Translation library is good but not exhaustive. NIV, ESV, KJV, NLT, CSB, NKJV, and a couple of Spanish translations are all in. NASB, NRSV, and the Message are not, at the time of writing. For most readers this is a non-issue. For NASB loyalists it is a dealbreaker.

Lifetime sales are rare. The $200 lifetime tier is the best long-term value the app sells, but it only surfaces a few times a year. If you miss the window, the annual is the next-best option and you wait.

Dwell vs. Bible.is vs. YouVersion audio

These are the three apps most people compare when they decide how they are going to listen to the Bible, and they are not really competing for the same job. Dwell is a paid, produced, audio-first listening environment. Bible.is is a free, mission-driven audio Bible from Faith Comes By Hearing with the widest language library on the planet. YouVersion is a free Bible reading app that also plays audio, almost as a side feature.

Different strengths. Bible.is is better at coverage — over 1,800 languages, dramatized and non-dramatized versions, offline downloads, completely free, the right answer if you want the Bible in Tagalog or Swahili or a language a paid app will never get to. YouVersion is broader (reading plans, community, verse art, kids app, 2,000+ translations on the text side) and the audio is fine — single narrator, no music, perfectly usable for a chapter at a time. Dwell is narrower than either of them but deeper on the listening experience — twenty-plus narrators, scored music, themed passages, sleep mode, plans built for audio.
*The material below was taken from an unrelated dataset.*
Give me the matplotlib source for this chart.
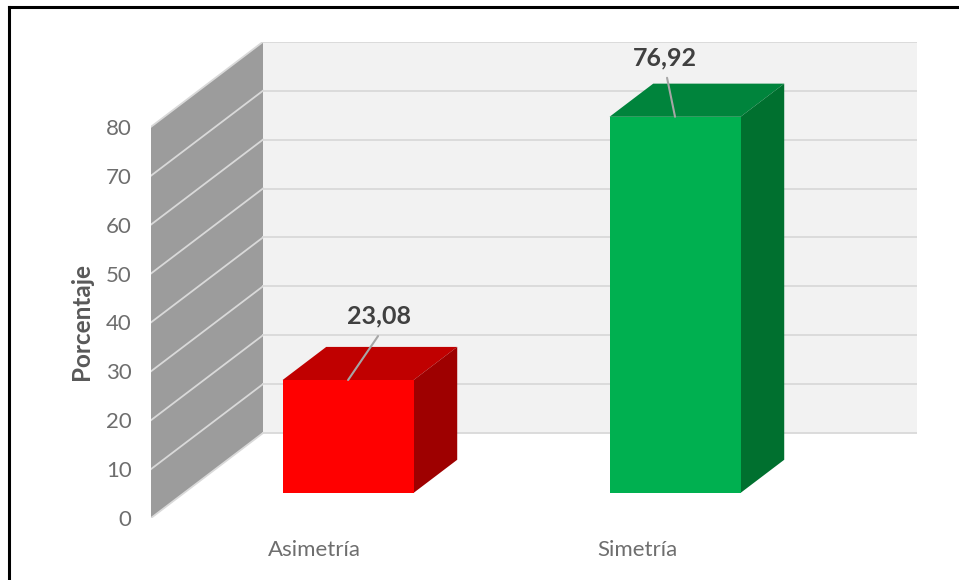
import matplotlib
matplotlib.use("Agg")
import matplotlib.pyplot as plt
from matplotlib.lines import Line2D
from matplotlib.patches import Polygon

plt.rcParams["font.family"] = ["Lato", "DejaVu Sans"]

categories = ["Asimetría", "Simetría"]
values = [23.08, 76.92]
value_labels = ["23,08", "76,92"]
yticks = [0, 10, 20, 30, 40, 50, 60, 70, 80]

front_colors = ["#ff0000", "#00b050"]
top_colors = ["#c00000", "#00843c"]
side_colors = ["#9e0000", "#00702f"]

W, H = 959, 580
# pixel geometry of the plot box in the picture
left, right, bottom, top = 151, 917, 518, 42
px_per_pct = 4.89
px_per_cat = 327.0
x0_px = 315.0

# depth of the fake 3d room, in data units
depth_x = 112 / px_per_cat
depth_y = 85 / px_per_pct
bar_front, bar_back = 0.295, 0.685
bar_width = 131 / px_per_cat


def proj(x, y, d):
    return x + d * depth_x, y + d * depth_y


fig = plt.figure(figsize=(W / 100, H / 100), dpi=100)
ax = fig.add_axes([left / W, 1 - bottom / H, (right - left) / W, (bottom - top) / H])
ax.set_xlim((left - x0_px) / px_per_cat, (right - x0_px) / px_per_cat)
ax.set_ylim(0, (bottom - top) / px_per_pct)
ax.patch.set_visible(False)
for s in ax.spines.values():
    s.set_visible(False)

xmin = ax.get_xlim()[0]
xmax = ax.get_xlim()[1]
ymax = yticks[-1]

# back wall and side wall
ax.add_patch(Polygon([proj(xmin, 0, 1), (xmax, depth_y), (xmax, ymax + depth_y), proj(xmin, ymax, 1)],
                     color="#f2f2f2", lw=0, zorder=1))
ax.add_patch(Polygon([proj(xmin, 0, 0), proj(xmin, 0, 1), proj(xmin, ymax, 1), proj(xmin, ymax, 0)],
                     color="#9c9c9c", lw=0, zorder=1))

for t in yticks:
    a = proj(xmin, t, 0)
    b = proj(xmin, t, 1)
    ax.plot([a[0], b[0]], [a[1], b[1]], color="#d9d9d9", lw=1.3, zorder=2)
    ax.plot([b[0], xmax], [b[1], b[1]], color="#d9d9d9", lw=1.3, zorder=2)

for i, v in enumerate(values):
    x1 = i - bar_width / 2
    x2 = i + bar_width / 2
    fl = proj(x1, 0, bar_front)
    fr = proj(x2, 0, bar_front)
    bl = proj(x1, 0, bar_back)
    br = proj(x2, 0, bar_back)
    # front face
    ax.add_patch(Polygon([fl, fr, (fr[0], fr[1] + v), (fl[0], fl[1] + v)],
                         color=front_colors[i], lw=0, zorder=4))
    # top face
    ax.add_patch(Polygon([(fl[0], fl[1] + v), (fr[0], fr[1] + v), (br[0], br[1] + v), (bl[0], bl[1] + v)],
                         color=top_colors[i], lw=0, zorder=3))
    # right face
    ax.add_patch(Polygon([fr, br, (br[0], br[1] + v), (fr[0], fr[1] + v)],
                         color=side_colors[i], lw=0, zorder=3))

# leader lines and data labels, offsets in pixels from the bar's front top edge
leader_offsets = [(30, 44), (-8, 39)]
label_offsets = [(31, 64), (-10, 59)]
for i, v in enumerate(values):
    xc = i + bar_front * depth_x
    yc = v + bar_front * depth_y
    ax.annotate("", xy=(xc, yc), xytext=leader_offsets[i], textcoords="offset pixels",
                arrowprops=dict(arrowstyle="-", color="#a6a6a6", lw=1.5, shrinkA=0, shrinkB=0),
                zorder=6)
    ax.annotate(value_labels[i], xy=(xc, yc), xytext=label_offsets[i], textcoords="offset pixels",
                ha="center", va="center", fontsize=18, fontweight="bold", color="#404040", zorder=6)

ax.set_yticks(yticks)
ax.set_xticks([-0.003, 0.986])
ax.set_xticklabels(categories)
ax.tick_params(axis="y", length=0, pad=14, labelsize=16, labelcolor="#6e6e6e")
ax.tick_params(axis="x", length=0, pad=16, labelsize=16, labelcolor="#6e6e6e")

ax.set_ylabel("Porcentaje", fontsize=17.5, fontweight="bold", color="#595959")
ax.yaxis.set_label_coords((93 - left) / (right - left), (bottom - 322) / (bottom - top))

# picture frame: only the top and left edges are visible
fig.add_artist(Line2D([8.5 / W, 8.5 / W], [0, 1 - 6.5 / H], color="black", lw=2.2))
fig.add_artist(Line2D([8.5 / W, 1], [1 - 6.5 / H, 1 - 6.5 / H], color="black", lw=2.2))

fig.savefig("out.png", dpi=100)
The right call depends on what you actually want. If you want a free audio Bible and you will use it as a utility, Bible.is is the answer and it is genuinely great. If you want one app for everything — reading, audio, plans, community, kids — YouVersion is the answer and it is also free. If you want Scripture as a listening habit the way you have a Spotify habit or a podcast habit, and you are willing to pay for the production value, Dwell is the answer and nothing else on the market is close.

The bottom line

Dwell is the thoughtful person's audio Bible. It does not try to be a study tool, a community feed, or a free utility. It is a beautifully produced listening environment for Scripture, with the narrators, music, sleep mode, and themed passages to back it up, at a real subscription price in a category where the free options are very good. For people who actually listen to the Bible — commuters, runners, parents, insomniacs, anyone whose ears do more of the work than their eyes — it is worth every dollar. For everyone else, the free alternatives are real and worth knowing about.

Alternatives to Dwell

Frequently asked questions

Is Dwell really worth $59.99/year when YouVersion is free?
If you primarily listen to the Bible, yes — Dwell sounds and feels like a different category of product. If you primarily read, no — YouVersion will do almost everything you need for free. The question is not "which is better in the abstract", it is "do you actually use audio".
Does Dwell have a free version or a permanent free tier?
No. There is a seven-day free trial, and after that every feature is paywalled. There is no ad-supported tier and no free-forever plan.
What translations are included in the subscription?
At the time of writing: NIV, ESV, KJV, NLT, CSB, NKJV, and a couple of Spanish translations. NASB, NRSV, and the Message are not included.
Does Dwell work offline?
Yes. You can download passages, books, and plans for offline listening — useful on planes, on runs, or anywhere with bad signal.
Is there a web or desktop version of Dwell?
Not at the time of writing. Dwell is iOS and Android only. If you need to listen at a laptop, the app is not for you (yet).
Can the whole family share one Dwell account?
There is no formal family plan, but a household sharing one account on multiple devices is common practice — same as any other audio subscription.
How often does the lifetime deal go on sale?
Typically a few times a year — around Easter, Advent, and Black Friday. The price is usually around $200. If you are committed to the app long-term, waiting for one of those windows is the best value the app sells.